*PROBLEM STATEMENT*.
Copy every line of the listing exactly.

*RECORDED INFORMATION*.

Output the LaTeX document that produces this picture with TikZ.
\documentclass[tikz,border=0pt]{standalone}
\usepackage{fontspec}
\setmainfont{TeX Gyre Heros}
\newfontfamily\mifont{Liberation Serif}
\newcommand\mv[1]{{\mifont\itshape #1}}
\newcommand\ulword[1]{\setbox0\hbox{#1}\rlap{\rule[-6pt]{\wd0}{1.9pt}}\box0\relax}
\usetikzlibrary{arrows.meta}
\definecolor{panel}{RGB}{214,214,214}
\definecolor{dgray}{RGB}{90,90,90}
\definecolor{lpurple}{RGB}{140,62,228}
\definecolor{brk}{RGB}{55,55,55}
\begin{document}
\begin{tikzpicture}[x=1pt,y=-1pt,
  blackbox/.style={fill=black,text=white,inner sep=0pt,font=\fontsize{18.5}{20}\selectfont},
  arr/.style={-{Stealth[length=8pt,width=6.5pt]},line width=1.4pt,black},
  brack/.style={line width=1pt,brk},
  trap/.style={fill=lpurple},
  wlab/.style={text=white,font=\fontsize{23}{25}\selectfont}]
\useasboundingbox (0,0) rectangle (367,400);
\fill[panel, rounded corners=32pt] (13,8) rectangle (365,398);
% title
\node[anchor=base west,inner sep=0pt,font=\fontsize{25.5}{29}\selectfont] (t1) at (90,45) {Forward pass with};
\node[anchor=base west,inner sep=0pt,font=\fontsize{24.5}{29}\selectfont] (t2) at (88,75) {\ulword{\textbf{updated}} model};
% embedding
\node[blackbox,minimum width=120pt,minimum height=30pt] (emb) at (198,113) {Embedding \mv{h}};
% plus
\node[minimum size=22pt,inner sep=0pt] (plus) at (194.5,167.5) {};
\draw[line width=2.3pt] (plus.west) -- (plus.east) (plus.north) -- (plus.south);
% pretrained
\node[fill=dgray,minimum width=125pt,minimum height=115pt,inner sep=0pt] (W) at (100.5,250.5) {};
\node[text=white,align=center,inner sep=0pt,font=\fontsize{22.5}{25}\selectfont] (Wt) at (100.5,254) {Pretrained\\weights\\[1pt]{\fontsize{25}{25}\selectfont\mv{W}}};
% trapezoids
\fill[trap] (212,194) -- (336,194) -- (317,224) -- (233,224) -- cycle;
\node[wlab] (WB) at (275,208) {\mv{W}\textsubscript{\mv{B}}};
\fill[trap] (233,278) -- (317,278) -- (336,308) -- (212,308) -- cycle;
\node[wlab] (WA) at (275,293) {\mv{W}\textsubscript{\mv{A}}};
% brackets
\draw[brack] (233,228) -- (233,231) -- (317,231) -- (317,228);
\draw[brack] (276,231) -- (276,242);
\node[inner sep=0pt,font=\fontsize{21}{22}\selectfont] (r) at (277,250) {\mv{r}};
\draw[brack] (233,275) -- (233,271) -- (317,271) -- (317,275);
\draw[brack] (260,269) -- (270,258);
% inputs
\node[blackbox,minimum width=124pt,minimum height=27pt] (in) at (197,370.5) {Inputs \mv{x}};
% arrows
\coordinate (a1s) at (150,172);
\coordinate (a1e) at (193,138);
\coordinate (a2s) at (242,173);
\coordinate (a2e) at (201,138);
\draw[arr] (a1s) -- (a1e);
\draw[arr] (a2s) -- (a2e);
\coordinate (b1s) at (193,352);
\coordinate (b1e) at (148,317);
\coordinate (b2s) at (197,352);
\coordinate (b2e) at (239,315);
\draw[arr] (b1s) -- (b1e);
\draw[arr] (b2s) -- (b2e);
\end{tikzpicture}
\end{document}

*OUTPUT FOR THIS TASK*.
Output the LaTeX document that produces this picture with TikZ.
\documentclass[tikz,border=0pt]{standalone}
\usepackage{fontspec}
\setmainfont{TeX Gyre Heros}
\newfontfamily\mifont{Liberation Serif}
\newcommand\mv[1]{{\mifont\itshape #1}}
\newcommand\ulword[1]{\setbox0\hbox{#1}\rlap{\rule[-6pt]{\wd0}{1.9pt}}\box0\relax}
\usetikzlibrary{arrows.meta}
\definecolor{panel}{RGB}{214,214,214}
\definecolor{dgray}{RGB}{90,90,90}
\definecolor{lpurple}{RGB}{140,62,228}
\definecolor{brk}{RGB}{55,55,55}
\begin{document}
\begin{tikzpicture}[x=1pt,y=-1pt,
  blackbox/.style={fill=black,text=white,inner sep=0pt,font=\fontsize{18.5}{20}\selectfont},
  arr/.style={-{Stealth[length=8pt,width=6.5pt]},line width=1.4pt,black},
  brack/.style={line width=1pt,brk},
  trap/.style={fill=lpurple},
  wlab/.style={text=white,font=\fontsize{23}{25}\selectfont}]
\useasboundingbox (0,0) rectangle (367,400);
\fill[panel, rounded corners=32pt] (13,8) rectangle (365,398);
% title
\node[anchor=base west,inner sep=0pt,font=\fontsize{25.5}{29}\selectfont] (t1) at (90,45) {Forward pass with};
\node[anchor=base west,inner sep=0pt,font=\fontsize{24.5}{29}\selectfont] (t2) at (88,75) {\ulword{\textbf{updated}} model};
% embedding
\node[blackbox,minimum width=120pt,minimum height=30pt] (emb) at (198,113) {Embedding \mv{h}};
% plus
\node[minimum size=22pt,inner sep=0pt] (plus) at (194.5,167.5) {};
\draw[line width=2.3pt] (plus.west) -- (plus.east) (plus.north) -- (plus.south);
% pretrained
\node[fill=dgray,minimum width=125pt,minimum height=115pt,inner sep=0pt] (W) at (100.5,250.5) {};
\node[text=white,align=center,inner sep=0pt,font=\fontsize{22.5}{25}\selectfont] (Wt) at (100.5,254) {Pretrained\\weights\\[1pt]{\fontsize{25}{25}\selectfont\mv{W}}};
% trapezoids
\fill[trap] (212,194) -- (336,194) -- (317,224) -- (233,224) -- cycle;
\node[wlab] (WB) at (275,208) {\mv{W}\textsubscript{\mv{B}}};
\fill[trap] (233,278) -- (317,278) -- (336,308) -- (212,308) -- cycle;
\node[wlab] (WA) at (275,293) {\mv{W}\textsubscript{\mv{A}}};
% brackets
\draw[brack] (233,228) -- (233,231) -- (317,231) -- (317,228);
\draw[brack] (276,231) -- (276,242);
\node[inner sep=0pt,font=\fontsize{21}{22}\selectfont] (r) at (277,250) {\mv{r}};
\draw[brack] (233,275) -- (233,271) -- (317,271) -- (317,275);
\draw[brack] (260,269) -- (270,258);
% inputs
\node[blackbox,minimum width=124pt,minimum height=27pt] (in) at (197,370.5) {Inputs \mv{x}};
% arrows
\coordinate (a1s) at (150,172);
\coordinate (a1e) at (193,138);
\coordinate (a2s) at (242,173);
\coordinate (a2e) at (201,138);
\draw[arr] (a1s) -- (a1e);
\draw[arr] (a2s) -- (a2e);
\coordinate (b1s) at (193,352);
\coordinate (b1e) at (148,317);
\coordinate (b2s) at (197,352);
\coordinate (b2e) at (239,315);
\draw[arr] (b1s) -- (b1e);
\draw[arr] (b2s) -- (b2e);
\end{tikzpicture}
\end{document}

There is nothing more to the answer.